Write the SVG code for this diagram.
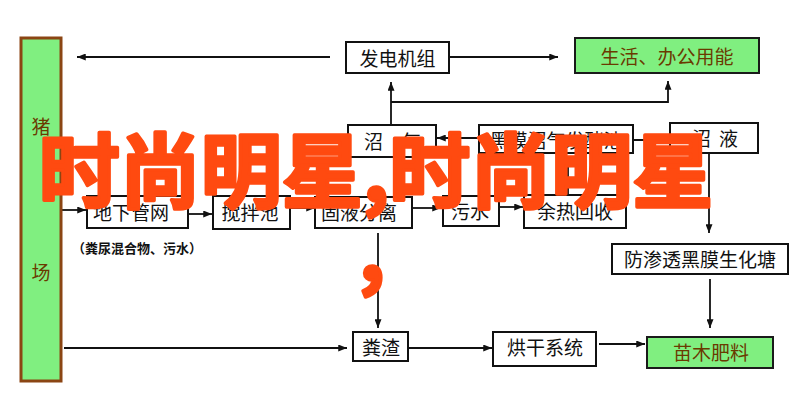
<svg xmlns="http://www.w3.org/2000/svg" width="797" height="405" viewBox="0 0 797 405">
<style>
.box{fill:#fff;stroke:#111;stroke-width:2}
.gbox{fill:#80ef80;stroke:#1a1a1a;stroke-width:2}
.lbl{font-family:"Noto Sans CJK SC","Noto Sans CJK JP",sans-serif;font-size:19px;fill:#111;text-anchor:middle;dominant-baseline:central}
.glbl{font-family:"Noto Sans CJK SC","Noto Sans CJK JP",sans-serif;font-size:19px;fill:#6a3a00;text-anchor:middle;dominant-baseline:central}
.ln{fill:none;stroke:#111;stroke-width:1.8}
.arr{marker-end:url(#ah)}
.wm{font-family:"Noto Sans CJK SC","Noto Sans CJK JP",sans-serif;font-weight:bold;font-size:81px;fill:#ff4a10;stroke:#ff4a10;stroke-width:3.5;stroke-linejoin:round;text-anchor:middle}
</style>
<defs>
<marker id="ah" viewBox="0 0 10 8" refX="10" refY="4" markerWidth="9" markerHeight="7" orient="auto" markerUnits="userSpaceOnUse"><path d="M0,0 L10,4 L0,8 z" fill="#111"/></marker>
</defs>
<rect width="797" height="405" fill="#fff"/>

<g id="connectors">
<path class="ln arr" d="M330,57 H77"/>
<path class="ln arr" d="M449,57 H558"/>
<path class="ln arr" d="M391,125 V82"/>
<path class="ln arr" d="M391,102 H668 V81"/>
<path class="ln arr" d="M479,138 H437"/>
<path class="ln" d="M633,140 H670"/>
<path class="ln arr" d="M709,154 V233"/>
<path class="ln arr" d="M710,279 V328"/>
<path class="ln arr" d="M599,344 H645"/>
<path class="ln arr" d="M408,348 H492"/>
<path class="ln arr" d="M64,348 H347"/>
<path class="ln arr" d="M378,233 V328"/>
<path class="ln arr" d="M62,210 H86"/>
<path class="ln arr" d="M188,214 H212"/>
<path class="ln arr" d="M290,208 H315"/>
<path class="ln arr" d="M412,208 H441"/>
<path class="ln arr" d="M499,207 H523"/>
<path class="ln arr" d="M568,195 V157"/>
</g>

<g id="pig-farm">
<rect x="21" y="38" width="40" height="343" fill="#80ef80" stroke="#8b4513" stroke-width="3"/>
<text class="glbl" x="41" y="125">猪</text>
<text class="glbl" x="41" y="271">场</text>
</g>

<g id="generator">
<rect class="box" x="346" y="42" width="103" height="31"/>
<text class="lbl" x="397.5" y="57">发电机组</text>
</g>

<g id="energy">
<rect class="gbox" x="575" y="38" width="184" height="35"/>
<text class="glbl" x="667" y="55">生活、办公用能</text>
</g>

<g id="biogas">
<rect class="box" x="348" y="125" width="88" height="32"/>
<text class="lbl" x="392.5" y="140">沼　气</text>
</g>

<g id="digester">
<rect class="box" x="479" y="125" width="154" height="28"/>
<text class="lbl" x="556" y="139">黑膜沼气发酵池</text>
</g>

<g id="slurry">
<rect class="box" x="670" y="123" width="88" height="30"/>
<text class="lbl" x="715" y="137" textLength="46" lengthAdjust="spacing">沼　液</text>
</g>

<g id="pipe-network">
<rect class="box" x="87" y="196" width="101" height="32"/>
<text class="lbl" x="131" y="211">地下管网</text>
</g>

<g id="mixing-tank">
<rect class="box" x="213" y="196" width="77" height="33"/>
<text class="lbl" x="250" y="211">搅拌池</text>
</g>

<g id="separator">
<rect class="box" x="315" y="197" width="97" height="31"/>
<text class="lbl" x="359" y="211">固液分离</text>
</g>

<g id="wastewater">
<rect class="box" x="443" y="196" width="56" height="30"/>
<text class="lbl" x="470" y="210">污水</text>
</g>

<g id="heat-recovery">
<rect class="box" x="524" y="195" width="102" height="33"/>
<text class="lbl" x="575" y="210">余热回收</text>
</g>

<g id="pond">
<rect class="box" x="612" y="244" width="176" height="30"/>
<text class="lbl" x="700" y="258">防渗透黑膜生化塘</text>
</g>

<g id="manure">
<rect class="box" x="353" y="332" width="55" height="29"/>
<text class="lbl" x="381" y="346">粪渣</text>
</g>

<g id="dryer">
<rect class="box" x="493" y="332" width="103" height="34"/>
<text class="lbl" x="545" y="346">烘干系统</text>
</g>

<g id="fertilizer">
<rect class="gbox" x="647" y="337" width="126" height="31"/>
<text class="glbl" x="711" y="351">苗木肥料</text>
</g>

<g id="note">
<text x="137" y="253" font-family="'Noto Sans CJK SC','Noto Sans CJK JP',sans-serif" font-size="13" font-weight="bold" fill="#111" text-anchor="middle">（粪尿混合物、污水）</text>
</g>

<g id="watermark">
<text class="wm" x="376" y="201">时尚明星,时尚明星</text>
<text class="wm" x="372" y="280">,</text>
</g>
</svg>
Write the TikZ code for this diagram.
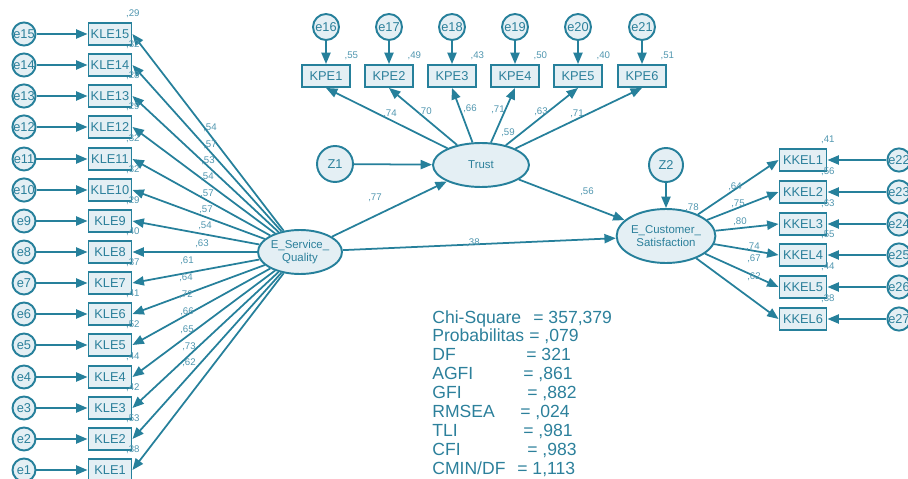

- [WRITTEN TASK]
Output the entries above exactly. Drop the pictures.

- [TASK SOLUTION]
Write the SVG code for this diagram.
<svg xmlns="http://www.w3.org/2000/svg" width="797" height="405" viewBox="0 0 797 405">
<style>
.box{fill:#fff;stroke:#111;stroke-width:2}
.gbox{fill:#80ef80;stroke:#1a1a1a;stroke-width:2}
.lbl{font-family:"Noto Sans CJK SC","Noto Sans CJK JP",sans-serif;font-size:19px;fill:#111;text-anchor:middle;dominant-baseline:central}
.glbl{font-family:"Noto Sans CJK SC","Noto Sans CJK JP",sans-serif;font-size:19px;fill:#6a3a00;text-anchor:middle;dominant-baseline:central}
.ln{fill:none;stroke:#111;stroke-width:1.8}
.arr{marker-end:url(#ah)}
.wm{font-family:"Noto Sans CJK SC","Noto Sans CJK JP",sans-serif;font-weight:bold;font-size:81px;fill:#ff4a10;stroke:#ff4a10;stroke-width:3.5;stroke-linejoin:round;text-anchor:middle}
</style>
<defs>
<marker id="ah" viewBox="0 0 10 8" refX="10" refY="4" markerWidth="9" markerHeight="7" orient="auto" markerUnits="userSpaceOnUse"><path d="M0,0 L10,4 L0,8 z" fill="#111"/></marker>
</defs>
<rect width="797" height="405" fill="#fff"/>

<g id="connectors">
<path class="ln arr" d="M330,57 H77"/>
<path class="ln arr" d="M449,57 H558"/>
<path class="ln arr" d="M391,125 V82"/>
<path class="ln arr" d="M391,102 H668 V81"/>
<path class="ln arr" d="M479,138 H437"/>
<path class="ln" d="M633,140 H670"/>
<path class="ln arr" d="M709,154 V233"/>
<path class="ln arr" d="M710,279 V328"/>
<path class="ln arr" d="M599,344 H645"/>
<path class="ln arr" d="M408,348 H492"/>
<path class="ln arr" d="M64,348 H347"/>
<path class="ln arr" d="M378,233 V328"/>
<path class="ln arr" d="M62,210 H86"/>
<path class="ln arr" d="M188,214 H212"/>
<path class="ln arr" d="M290,208 H315"/>
<path class="ln arr" d="M412,208 H441"/>
<path class="ln arr" d="M499,207 H523"/>
<path class="ln arr" d="M568,195 V157"/>
</g>

<g id="pig-farm">
<rect x="21" y="38" width="40" height="343" fill="#80ef80" stroke="#8b4513" stroke-width="3"/>
<text class="glbl" x="41" y="125">猪</text>
<text class="glbl" x="41" y="271">场</text>
</g>

<g id="generator">
<rect class="box" x="346" y="42" width="103" height="31"/>
<text class="lbl" x="397.5" y="57">发电机组</text>
</g>

<g id="energy">
<rect class="gbox" x="575" y="38" width="184" height="35"/>
<text class="glbl" x="667" y="55">生活、办公用能</text>
</g>

<g id="biogas">
<rect class="box" x="348" y="125" width="88" height="32"/>
<text class="lbl" x="392.5" y="140">沼　气</text>
</g>

<g id="digester">
<rect class="box" x="479" y="125" width="154" height="28"/>
<text class="lbl" x="556" y="139">黑膜沼气发酵池</text>
</g>

<g id="slurry">
<rect class="box" x="670" y="123" width="88" height="30"/>
<text class="lbl" x="715" y="137" textLength="46" lengthAdjust="spacing">沼　液</text>
</g>

<g id="pipe-network">
<rect class="box" x="87" y="196" width="101" height="32"/>
<text class="lbl" x="131" y="211">地下管网</text>
</g>

<g id="mixing-tank">
<rect class="box" x="213" y="196" width="77" height="33"/>
<text class="lbl" x="250" y="211">搅拌池</text>
</g>

<g id="separator">
<rect class="box" x="315" y="197" width="97" height="31"/>
<text class="lbl" x="359" y="211">固液分离</text>
</g>

<g id="wastewater">
<rect class="box" x="443" y="196" width="56" height="30"/>
<text class="lbl" x="470" y="210">污水</text>
</g>

<g id="heat-recovery">
<rect class="box" x="524" y="195" width="102" height="33"/>
<text class="lbl" x="575" y="210">余热回收</text>
</g>

<g id="pond">
<rect class="box" x="612" y="244" width="176" height="30"/>
<text class="lbl" x="700" y="258">防渗透黑膜生化塘</text>
</g>

<g id="manure">
<rect class="box" x="353" y="332" width="55" height="29"/>
<text class="lbl" x="381" y="346">粪渣</text>
</g>

<g id="dryer">
<rect class="box" x="493" y="332" width="103" height="34"/>
<text class="lbl" x="545" y="346">烘干系统</text>
</g>

<g id="fertilizer">
<rect class="gbox" x="647" y="337" width="126" height="31"/>
<text class="glbl" x="711" y="351">苗木肥料</text>
</g>

<g id="note">
<text x="137" y="253" font-family="'Noto Sans CJK SC','Noto Sans CJK JP',sans-serif" font-size="13" font-weight="bold" fill="#111" text-anchor="middle">（粪尿混合物、污水）</text>
</g>

<g id="watermark">
<text class="wm" x="376" y="201">时尚明星,时尚明星</text>
<text class="wm" x="372" y="280">,</text>
</g>
</svg>
Write the TikZ code for this diagram.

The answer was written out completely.